If you're having Long Island chardonnay for dinner, this is the dish for you. The butter and lemon complement both the creamy smoothness and citrus of the wine.
Chef Arie Pavlou at my restaurant, in Aquebogue, makes local fluke a la Grenobloise, which is with butter, lemon, parsley and capers. He might throw in a touch of white wine as well, which you can also do at home.
He said the difference between fluke and flounder is that one is a predator and has teeth, and the other is a scavenger and has no teeth. But I forget which is which!
- Fresh fillets of North Fork fluke - about 6 oz per person, although the size of the fillets is really up to you
- One oz. of butter per serving.
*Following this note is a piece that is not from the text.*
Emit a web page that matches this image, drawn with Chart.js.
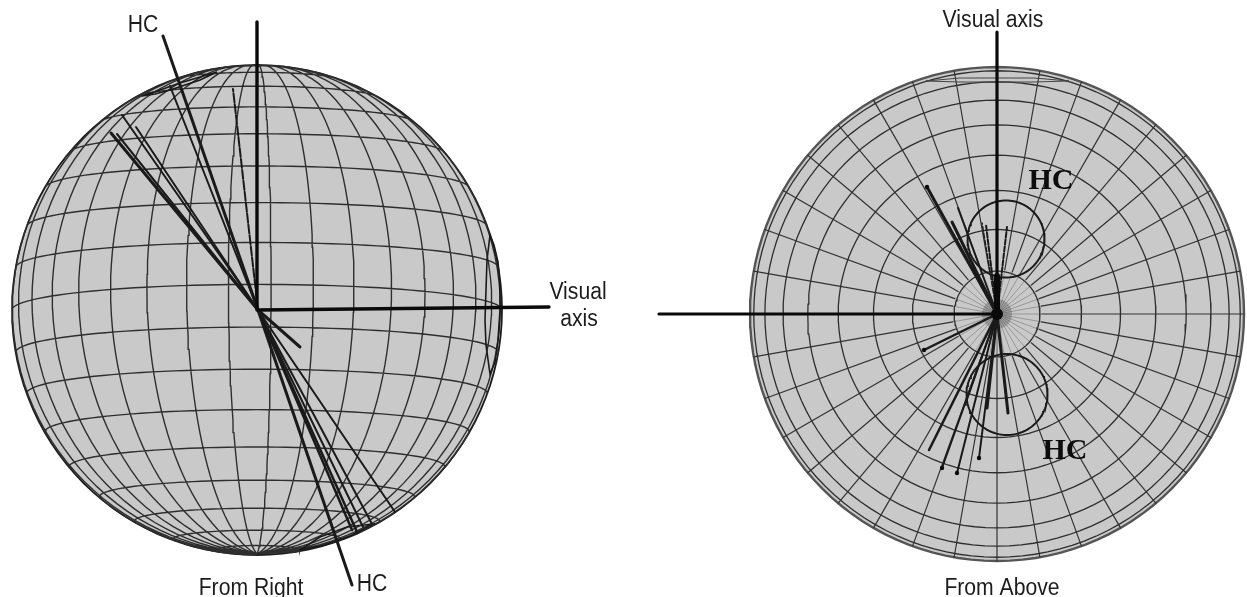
<!DOCTYPE html>
<html>
<head>
<meta charset="utf-8">
<title>Visual axis and HC, from right and from above</title>
<script src="https://cdn.jsdelivr.net/npm/chart.js@4/dist/chart.umd.js"></script>
<style>
    html, body { margin: 0; padding: 0; background: #fff; }
    #chart { display: block; filter: blur(0.35px); }
</style>
</head>
<body>
<canvas id="chart" width="1247" height="597"></canvas>
<script>
// left sphere graticule, degrees
const latitudes = [-80, -70, -60, -50, -40, -30, -20, -10, 0, 10, 20, 30, 40, 50, 60, 70, 80];
const longitudes = [-176.7, -166.7, -156.7, -146.7, -136.7, -126.7, -116.7, -106.7, -96.7, -86.7, -76.7, -66.7,
    -56.7, -46.7, -36.7, -26.7, -16.7, -6.7, 3.3, 13.3, 23.3, 33.3, 43.3, 53.3, 63.3, 73.3, 83.3, 93.3];

// right sphere graticule, degrees
const ringColatitudes = [10, 20, 30, 40, 50, 60, 70, 80];
const spokeAngles = [0, 10, 20, 30, 40, 50, 60, 70, 80, 90, 100, 110, 120, 130, 140, 150, 160, 170,
    180, 190, 200, 210, 220, 230, 240, 250, 260, 270, 280, 290, 300, 310, 320, 330, 340, 350];

// gaze directions
const leftAxisX = [[257, 257], [258, 549]];
const leftAxisY = [[22, 310], [310, 307]];
const leftRayX = [163, 170, 233, 122, 136, 111, 117, 300, 352, 395, 372, 357, 352, 363];
const leftRayY = [36, 86, 89, 115, 127, 133, 134, 347, 585, 512, 524, 532, 530, 527];

// gaze directions
const rightAxisX = [[997, 997], [659, 997], [997, 997]];
const rightAxisY = [[32, 314], [314, 314], [276, 314]];
const rightRayX = [927, 958, 952, 986, 1007, 982, 924, 929, 942, 957, 979, 987, 1008, 965];
const rightRayY = [187, 208, 222, 225, 227, 223, 350, 450, 468, 473, 458, 408, 413, 405];

// HC regions seen edge-on in the left view
const hcTopX = [142, 155, 170, 185, 200, 217, 200, 180, 160, 142];
const hcTopY = [96, 94, 90, 85, 80, 72, 77, 83, 90, 96];
const hcRightX = [490, 487, 486, 485, 486, 490, 495, 498, 500, 500, 498, 494, 490];
const hcRightY = [235, 260, 290, 320, 345, 374, 362, 340, 310, 285, 262, 245, 235];
const hcBottomX = [300, 320, 347, 373, 350, 325, 300];
const hcBottomY = [550, 537, 527, 524, 536, 545, 550];

// HC regions in the right view
const hcCircleX = [1006, 1007];
const hcCircleY = [239, 394.5];
const hcCircleR = [38.5, 40.5];
const hcChordX = [926, 960, 997, 1034, 1069, 1034, 997, 960, 926];
const hcChordY = [81, 82, 82, 82, 81, 78, 78, 78, 81];

const labelTexts = ['HC', 'Visual', 'axis', 'HC', 'From Right', 'Visual axis', 'From Above', 'HC', 'HC'];
const labelX = [143, 578, 579, 372, 251, 993, 1002, 1051, 1065];
const labelY = [26, 293, 320, 585, 589, 21, 589, 181, 451];

// drawing setup
const L = { cx: 257, cy: 310, r: 245, tilt: 6 };
const R = { cx: 997, cy: 314, r: 247 };
const INK = '#1a1a1a';
const MESH = '#2e2e2e';
const leftRayWidths = [3, 2, 2, 2, 2, 3, 2, 3, 3, 2, 2, 2.5, 2.5, 2];
const rightRayWidths = [3, 2, 3, 2, 2, 1.5, 2.5, 2.5, 2, 2, 2, 3, 3, 2];
const leftRayDash = { 2: [9, 2] };
const rightRayDash = { 3: [5, 2], 4: [5, 2], 5: [5, 2] };
const rightRayDots = [0, 6, 8, 9, 10];
const SANS = '23px "Liberation Sans"';
const SERIF = 'bold 30px "Liberation Serif"';
const labelFonts = [SANS, SANS, SANS, SANS, SANS, SANS, SANS, SERIF, SERIF];

const rad = d => d * Math.PI / 180;

// orthographic projection of the left sphere, NaN when on the far side
function project(lat, lon) {
    const X = Math.cos(rad(lat)) * Math.sin(rad(lon));
    const Y = Math.sin(rad(lat));
    const Z = Math.cos(rad(lat)) * Math.cos(rad(lon));
    const t = rad(L.tilt);
    const y2 = Y * Math.cos(t) + Z * Math.sin(t);
    const z2 = Z * Math.cos(t) - Y * Math.sin(t);
    if (z2 < 0) return { x: NaN, y: NaN };
    return { x: L.cx + L.r * X, y: L.cy - L.r * y2 };
}

function circlePoints(cx, cy, r) {
    const pts = [];
    for (let a = 0; a <= 360; a += 3) {
        pts.push({ x: cx + r * Math.cos(rad(a)), y: cy + r * Math.sin(rad(a)) });
    }
    return pts;
}

function zipPoints(xs, ys) {
    return xs.map((x, i) => ({ x: x, y: ys[i] }));
}

function lineSet(data, color, width, order, extra) {
    return Object.assign({
        data: data,
        showLine: true,
        borderColor: color,
        borderWidth: width,
        pointRadius: 0,
        tension: 0,
        fill: false,
        order: order,
        borderCapStyle: 'round'
    }, extra || {});
}

// left mesh, one dataset with gaps between the curves
const leftMesh = [];
latitudes.forEach(lat => {
    for (let lon = -180; lon <= 180; lon += 3) leftMesh.push(project(lat, lon));
    leftMesh.push({ x: NaN, y: NaN });
});
longitudes.forEach(lon => {
    for (let lat = -90; lat <= 90; lat += 3) leftMesh.push(project(lat, lon));
    leftMesh.push({ x: NaN, y: NaN });
});

// right mesh
const rightRings = [];
ringColatitudes.forEach(c => {
    rightRings.push(...circlePoints(R.cx, R.cy, R.r * Math.sin(rad(c))));
    rightRings.push({ x: NaN, y: NaN });
});
const rightSpokesOuter = [];
const rightSpokesInner = [];
spokeAngles.forEach(a => {
    const c = Math.cos(rad(a)), s = Math.sin(rad(a));
    rightSpokesInner.push({ x: R.cx, y: R.cy }, { x: R.cx + 45 * c, y: R.cy + 45 * s }, { x: NaN, y: NaN });
    rightSpokesOuter.push({ x: R.cx + 45 * c, y: R.cy + 45 * s }, { x: R.cx + R.r * c, y: R.cy + R.r * s }, { x: NaN, y: NaN });
});

const datasets = [
    lineSet(circlePoints(L.cx, L.cy, L.r), '#1e1e1e', 1.8, 20, { fill: 'shape', backgroundColor: '#c9c9c9' }),
    lineSet(leftMesh, MESH, 1.4, 15),
    lineSet(circlePoints(R.cx, R.cy, R.r), '#555555', 2.4, 20, { fill: 'shape', backgroundColor: '#c9c9c9' }),
    lineSet(rightRings, MESH, 1.3, 15),
    lineSet(rightSpokesOuter, '#333333', 1.2, 15),
    lineSet(rightSpokesInner, '#8a8a8a', 0.8, 15),
    lineSet(zipPoints(hcTopX, hcTopY), INK, 1.6, 10),
    lineSet(zipPoints(hcRightX, hcRightY), INK, 1.6, 10),
    lineSet(zipPoints(hcBottomX, hcBottomY), INK, 1.6, 10),
    lineSet(zipPoints(hcChordX, hcChordY), '#444444', 1, 10)
];

hcCircleX.forEach((x, i) => {
    datasets.push(lineSet(circlePoints(x, hcCircleY[i], hcCircleR[i]), INK, 2, 10));
});
leftAxisX.forEach((xs, i) => {
    datasets.push(lineSet(zipPoints(xs, leftAxisY[i]), '#0a0a0a', 3.4, 1));
});
leftRayX.forEach((x, i) => {
    datasets.push(lineSet([{ x: L.cx + 1, y: L.cy }, { x: x, y: leftRayY[i] }], INK, leftRayWidths[i], 2,
        { borderDash: leftRayDash[i] || [] }));
});
rightAxisX.forEach((xs, i) => {
    datasets.push(lineSet(zipPoints(xs, rightAxisY[i]), '#0a0a0a', i === 2 ? 6 : 3.2, 1));
});
rightRayX.forEach((x, i) => {
    datasets.push(lineSet([{ x: R.cx, y: R.cy }, { x: x, y: rightRayY[i] }], INK, rightRayWidths[i], 2,
        { borderDash: rightRayDash[i] || [] }));
});
// end dots on some rays
datasets.push({
    data: rightRayDots.map(i => ({ x: rightRayX[i], y: rightRayY[i] })),
    showLine: false,
    pointRadius: 2.2,
    backgroundColor: '#0a0a0a',
    borderWidth: 0,
    order: 0
});
// dark blot where the rays meet, with a soft grey halo
datasets.push({
    data: [{ x: R.cx, y: R.cy }],
    showLine: false,
    pointRadius: 6,
    backgroundColor: '#0a0a0a',
    borderWidth: 0,
    order: 0
});
datasets.push({
    data: [{ x: R.cx, y: R.cy }],
    showLine: false,
    pointRadius: 15,
    backgroundColor: 'rgba(50, 50, 50, 0.28)',
    borderWidth: 0,
    order: 12
});

const labelPlugin = {
    id: 'labels',
    afterDatasetsDraw(chart) {
        const ctx = chart.ctx;
        labelTexts.forEach((text, i) => {
            const isSans = labelFonts[i] === SANS;
            ctx.save();
            ctx.translate(chart.scales.x.getPixelForValue(labelX[i]), chart.scales.y.getPixelForValue(labelY[i]));
            // the sans labels in the original are a bit condensed
            if (isSans) ctx.scale(0.92, 1);
            ctx.textAlign = 'center';
            ctx.textBaseline = 'middle';
            ctx.fillStyle = isSans ? '#1c1c1c' : '#0c0c0c';
            ctx.font = labelFonts[i];
            ctx.fillText(text, 0, 0);
            ctx.restore();
        });
    }
};

new Chart(document.getElementById('chart').getContext('2d'), {
    type: 'scatter',
    data: { datasets: datasets },
    plugins: [labelPlugin],
    options: {
        responsive: false,
        animation: false,
        layout: { padding: 0, autoPadding: false },
        plugins: {
            legend: { display: false },
            title: { display: false },
            tooltip: { enabled: false }
        },
        scales: {
            x: { type: 'linear', min: 0, max: 1247, display: false },
            y: { type: 'linear', min: 0, max: 597, reverse: true, display: false }
        }
    }
});
</script>
</body>
</html>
For example, if making 4 servings, use 4 oz. or a half stick of butter
- A few tbsp. of oil or butter for pan-sauteeing the fish
- About 1/4 cup flour on a plate, to which salt and pepper have been added
- One lemon, the juice of
- Fresh parsley, chopped
- Capers - as few or as many as you like
- White wine - optional
Melt the butter in a frying pan over medium heat until it starts to get toasty brown. Skim off the foam. There may be solids in the bottom of the frying pan ... the milk solids. Pour the liquid part of the melted butter into a separate small saucepan, leaving behind the solids as much as possible. Discard the solids and clean out the frying pan.
Put a couple tbsp. of oil or a couple of oz. of butter into the frying pan and melt.
Place the fillets one at a time on the dish of salted and peppered flour, turn the fillet over to lightly dust both sides with flour.
Pan-fry the fillets over low-medium heat for a few minutes on each side.
Meanwhile, heat up the melted butter that had been removed to the separate small saucepan. Add the juice of one lemon. Add some chopped fresh parsley. Throw in some capers, and optionally, white wine. Salt and pepper to taste.
Remove the cooked fluke fillets to plates and spoon a little sauce on each fillet.